● Exercise materials
>>>>
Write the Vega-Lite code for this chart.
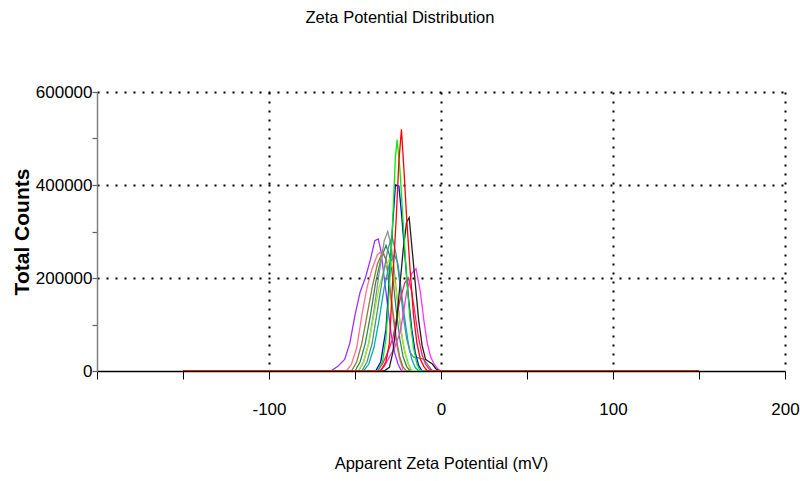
<<<<
>>>>
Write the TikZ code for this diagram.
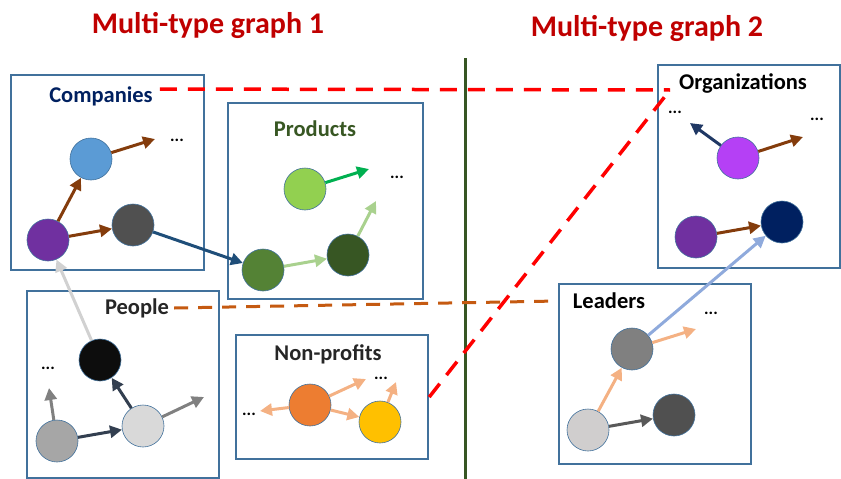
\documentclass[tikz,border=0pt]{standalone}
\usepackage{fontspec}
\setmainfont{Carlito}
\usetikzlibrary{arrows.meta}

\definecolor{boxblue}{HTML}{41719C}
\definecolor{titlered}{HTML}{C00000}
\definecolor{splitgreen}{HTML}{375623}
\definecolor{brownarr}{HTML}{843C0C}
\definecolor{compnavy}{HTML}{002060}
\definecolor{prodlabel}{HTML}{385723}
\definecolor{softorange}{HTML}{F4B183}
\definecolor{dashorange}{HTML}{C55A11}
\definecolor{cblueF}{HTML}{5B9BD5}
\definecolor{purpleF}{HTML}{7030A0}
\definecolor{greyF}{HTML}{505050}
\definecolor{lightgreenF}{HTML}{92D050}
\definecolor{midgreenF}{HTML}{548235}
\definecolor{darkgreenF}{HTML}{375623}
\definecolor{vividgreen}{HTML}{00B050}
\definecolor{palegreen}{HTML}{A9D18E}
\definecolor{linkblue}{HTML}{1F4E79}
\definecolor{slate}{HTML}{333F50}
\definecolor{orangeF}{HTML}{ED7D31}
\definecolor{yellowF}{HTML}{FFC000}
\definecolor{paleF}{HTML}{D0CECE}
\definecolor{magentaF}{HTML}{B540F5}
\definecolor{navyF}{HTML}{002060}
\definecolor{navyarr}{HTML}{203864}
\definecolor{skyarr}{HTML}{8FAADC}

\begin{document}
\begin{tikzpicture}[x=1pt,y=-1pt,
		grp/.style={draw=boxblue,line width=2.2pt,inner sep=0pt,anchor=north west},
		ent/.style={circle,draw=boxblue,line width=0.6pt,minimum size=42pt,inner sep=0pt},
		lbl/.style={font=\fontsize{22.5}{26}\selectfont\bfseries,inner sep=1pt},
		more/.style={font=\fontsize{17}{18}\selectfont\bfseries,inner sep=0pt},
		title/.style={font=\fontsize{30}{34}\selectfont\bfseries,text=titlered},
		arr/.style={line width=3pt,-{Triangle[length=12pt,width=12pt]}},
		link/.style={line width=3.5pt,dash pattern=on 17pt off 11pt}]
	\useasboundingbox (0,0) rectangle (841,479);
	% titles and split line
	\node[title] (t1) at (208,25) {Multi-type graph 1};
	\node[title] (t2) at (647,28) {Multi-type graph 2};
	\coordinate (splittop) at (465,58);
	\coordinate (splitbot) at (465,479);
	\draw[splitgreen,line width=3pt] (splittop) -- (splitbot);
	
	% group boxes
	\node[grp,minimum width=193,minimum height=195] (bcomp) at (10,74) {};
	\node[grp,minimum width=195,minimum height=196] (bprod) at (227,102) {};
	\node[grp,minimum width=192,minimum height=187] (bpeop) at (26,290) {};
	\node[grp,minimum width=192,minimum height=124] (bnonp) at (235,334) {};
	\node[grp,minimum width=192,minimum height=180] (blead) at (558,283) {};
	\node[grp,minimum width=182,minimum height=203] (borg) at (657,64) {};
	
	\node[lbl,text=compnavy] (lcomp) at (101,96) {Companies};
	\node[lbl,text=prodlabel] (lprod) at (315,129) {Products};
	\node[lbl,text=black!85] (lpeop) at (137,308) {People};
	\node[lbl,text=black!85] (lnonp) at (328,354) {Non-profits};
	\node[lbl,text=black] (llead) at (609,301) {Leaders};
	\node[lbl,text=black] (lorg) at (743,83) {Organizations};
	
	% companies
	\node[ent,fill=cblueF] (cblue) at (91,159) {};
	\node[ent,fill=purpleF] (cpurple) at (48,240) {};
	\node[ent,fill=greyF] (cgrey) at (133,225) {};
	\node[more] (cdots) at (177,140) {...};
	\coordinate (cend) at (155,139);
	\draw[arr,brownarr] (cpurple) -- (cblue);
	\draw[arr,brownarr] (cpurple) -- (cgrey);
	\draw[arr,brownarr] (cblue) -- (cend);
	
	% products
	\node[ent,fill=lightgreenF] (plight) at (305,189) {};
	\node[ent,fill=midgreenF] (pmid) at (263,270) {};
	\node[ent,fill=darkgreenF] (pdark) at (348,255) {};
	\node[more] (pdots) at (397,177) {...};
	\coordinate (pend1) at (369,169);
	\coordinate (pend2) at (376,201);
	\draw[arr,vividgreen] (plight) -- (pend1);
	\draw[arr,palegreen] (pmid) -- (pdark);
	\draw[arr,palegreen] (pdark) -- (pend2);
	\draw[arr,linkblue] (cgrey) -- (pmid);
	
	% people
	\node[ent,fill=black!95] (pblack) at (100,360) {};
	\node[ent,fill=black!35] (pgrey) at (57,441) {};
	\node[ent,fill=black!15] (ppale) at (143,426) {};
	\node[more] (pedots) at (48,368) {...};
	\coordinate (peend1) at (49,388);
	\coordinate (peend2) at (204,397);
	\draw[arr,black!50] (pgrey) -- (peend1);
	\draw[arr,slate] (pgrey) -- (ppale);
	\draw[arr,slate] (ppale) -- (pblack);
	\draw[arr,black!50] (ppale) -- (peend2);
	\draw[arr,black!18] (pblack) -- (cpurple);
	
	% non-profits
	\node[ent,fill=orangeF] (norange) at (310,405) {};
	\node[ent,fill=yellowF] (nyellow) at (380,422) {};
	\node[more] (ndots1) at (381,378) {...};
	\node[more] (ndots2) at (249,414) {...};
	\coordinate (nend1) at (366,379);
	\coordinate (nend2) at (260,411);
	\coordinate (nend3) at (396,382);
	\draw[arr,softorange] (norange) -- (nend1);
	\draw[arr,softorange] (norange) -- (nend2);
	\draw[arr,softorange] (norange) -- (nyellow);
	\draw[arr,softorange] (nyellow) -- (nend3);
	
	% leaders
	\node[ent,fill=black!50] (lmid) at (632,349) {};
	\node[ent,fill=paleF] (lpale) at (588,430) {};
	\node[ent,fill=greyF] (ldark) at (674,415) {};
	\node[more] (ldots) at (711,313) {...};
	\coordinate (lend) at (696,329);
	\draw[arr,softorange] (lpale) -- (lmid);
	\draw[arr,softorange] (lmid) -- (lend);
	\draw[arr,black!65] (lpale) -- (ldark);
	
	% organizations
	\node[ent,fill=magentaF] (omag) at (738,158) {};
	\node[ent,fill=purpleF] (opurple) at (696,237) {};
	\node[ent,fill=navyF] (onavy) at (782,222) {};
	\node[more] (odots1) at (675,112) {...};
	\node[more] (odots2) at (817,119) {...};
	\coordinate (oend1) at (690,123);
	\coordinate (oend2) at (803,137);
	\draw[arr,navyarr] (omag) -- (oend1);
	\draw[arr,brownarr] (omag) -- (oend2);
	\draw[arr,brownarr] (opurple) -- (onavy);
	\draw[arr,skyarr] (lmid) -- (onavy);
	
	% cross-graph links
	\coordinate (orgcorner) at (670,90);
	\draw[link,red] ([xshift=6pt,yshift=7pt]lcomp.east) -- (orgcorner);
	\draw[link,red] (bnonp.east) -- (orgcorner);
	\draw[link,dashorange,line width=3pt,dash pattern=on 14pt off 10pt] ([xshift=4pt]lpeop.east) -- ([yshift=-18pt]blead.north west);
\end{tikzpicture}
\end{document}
<<<<
>>>>
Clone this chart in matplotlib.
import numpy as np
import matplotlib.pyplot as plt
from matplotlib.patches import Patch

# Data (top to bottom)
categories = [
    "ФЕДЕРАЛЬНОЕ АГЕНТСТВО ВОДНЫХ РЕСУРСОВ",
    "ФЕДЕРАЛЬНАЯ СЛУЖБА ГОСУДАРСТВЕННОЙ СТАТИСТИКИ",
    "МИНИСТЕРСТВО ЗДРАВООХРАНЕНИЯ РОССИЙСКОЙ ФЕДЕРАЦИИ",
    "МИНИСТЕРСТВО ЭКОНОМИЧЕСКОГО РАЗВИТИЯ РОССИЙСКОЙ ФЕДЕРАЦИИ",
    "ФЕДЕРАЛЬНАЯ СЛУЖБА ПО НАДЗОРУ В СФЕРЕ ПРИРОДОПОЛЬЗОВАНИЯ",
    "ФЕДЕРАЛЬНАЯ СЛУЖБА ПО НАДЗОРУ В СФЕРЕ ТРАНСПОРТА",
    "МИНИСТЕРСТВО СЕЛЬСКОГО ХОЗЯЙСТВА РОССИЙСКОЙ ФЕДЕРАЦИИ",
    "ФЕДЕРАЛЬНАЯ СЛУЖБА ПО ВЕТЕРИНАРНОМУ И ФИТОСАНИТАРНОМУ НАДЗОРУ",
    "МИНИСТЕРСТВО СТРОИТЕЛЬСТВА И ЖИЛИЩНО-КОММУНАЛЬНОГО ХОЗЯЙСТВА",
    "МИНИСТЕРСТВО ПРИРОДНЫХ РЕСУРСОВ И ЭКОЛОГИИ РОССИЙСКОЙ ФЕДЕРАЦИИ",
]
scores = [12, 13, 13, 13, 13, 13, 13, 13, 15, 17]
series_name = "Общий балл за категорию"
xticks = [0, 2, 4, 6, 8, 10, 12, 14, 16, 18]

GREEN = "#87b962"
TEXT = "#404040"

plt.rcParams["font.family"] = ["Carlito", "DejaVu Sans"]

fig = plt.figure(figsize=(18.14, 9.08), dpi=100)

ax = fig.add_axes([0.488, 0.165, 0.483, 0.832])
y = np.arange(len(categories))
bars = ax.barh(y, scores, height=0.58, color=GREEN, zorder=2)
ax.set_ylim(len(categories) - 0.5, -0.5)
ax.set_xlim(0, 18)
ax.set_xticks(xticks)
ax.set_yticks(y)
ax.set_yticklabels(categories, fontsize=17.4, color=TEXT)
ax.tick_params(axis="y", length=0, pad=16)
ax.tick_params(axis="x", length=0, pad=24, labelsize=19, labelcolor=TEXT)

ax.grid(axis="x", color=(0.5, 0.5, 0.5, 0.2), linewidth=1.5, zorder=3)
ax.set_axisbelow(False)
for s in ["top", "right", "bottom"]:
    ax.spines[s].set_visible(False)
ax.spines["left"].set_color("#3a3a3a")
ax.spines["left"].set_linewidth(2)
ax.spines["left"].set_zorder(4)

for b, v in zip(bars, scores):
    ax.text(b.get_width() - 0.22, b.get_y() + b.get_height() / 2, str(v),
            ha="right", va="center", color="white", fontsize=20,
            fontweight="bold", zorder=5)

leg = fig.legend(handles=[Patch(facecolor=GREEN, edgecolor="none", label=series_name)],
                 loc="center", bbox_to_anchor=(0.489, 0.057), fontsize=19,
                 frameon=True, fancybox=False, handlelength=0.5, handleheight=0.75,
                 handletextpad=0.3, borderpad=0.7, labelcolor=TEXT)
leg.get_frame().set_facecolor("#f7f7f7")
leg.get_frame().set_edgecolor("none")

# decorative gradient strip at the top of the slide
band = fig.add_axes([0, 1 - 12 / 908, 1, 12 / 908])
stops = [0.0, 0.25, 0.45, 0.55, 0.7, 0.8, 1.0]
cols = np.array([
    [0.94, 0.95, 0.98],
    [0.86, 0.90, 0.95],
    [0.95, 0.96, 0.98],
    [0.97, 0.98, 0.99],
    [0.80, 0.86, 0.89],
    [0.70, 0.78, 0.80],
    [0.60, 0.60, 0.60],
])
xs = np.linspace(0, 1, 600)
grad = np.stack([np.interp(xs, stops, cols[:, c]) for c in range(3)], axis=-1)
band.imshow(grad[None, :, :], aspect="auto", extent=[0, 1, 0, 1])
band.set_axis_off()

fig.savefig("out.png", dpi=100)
<<<<
● The request
Where a line of the records above holds the word "code", copy that line.

● Solution below
Write the Vega-Lite code for this chart.
Write the TikZ code for this diagram.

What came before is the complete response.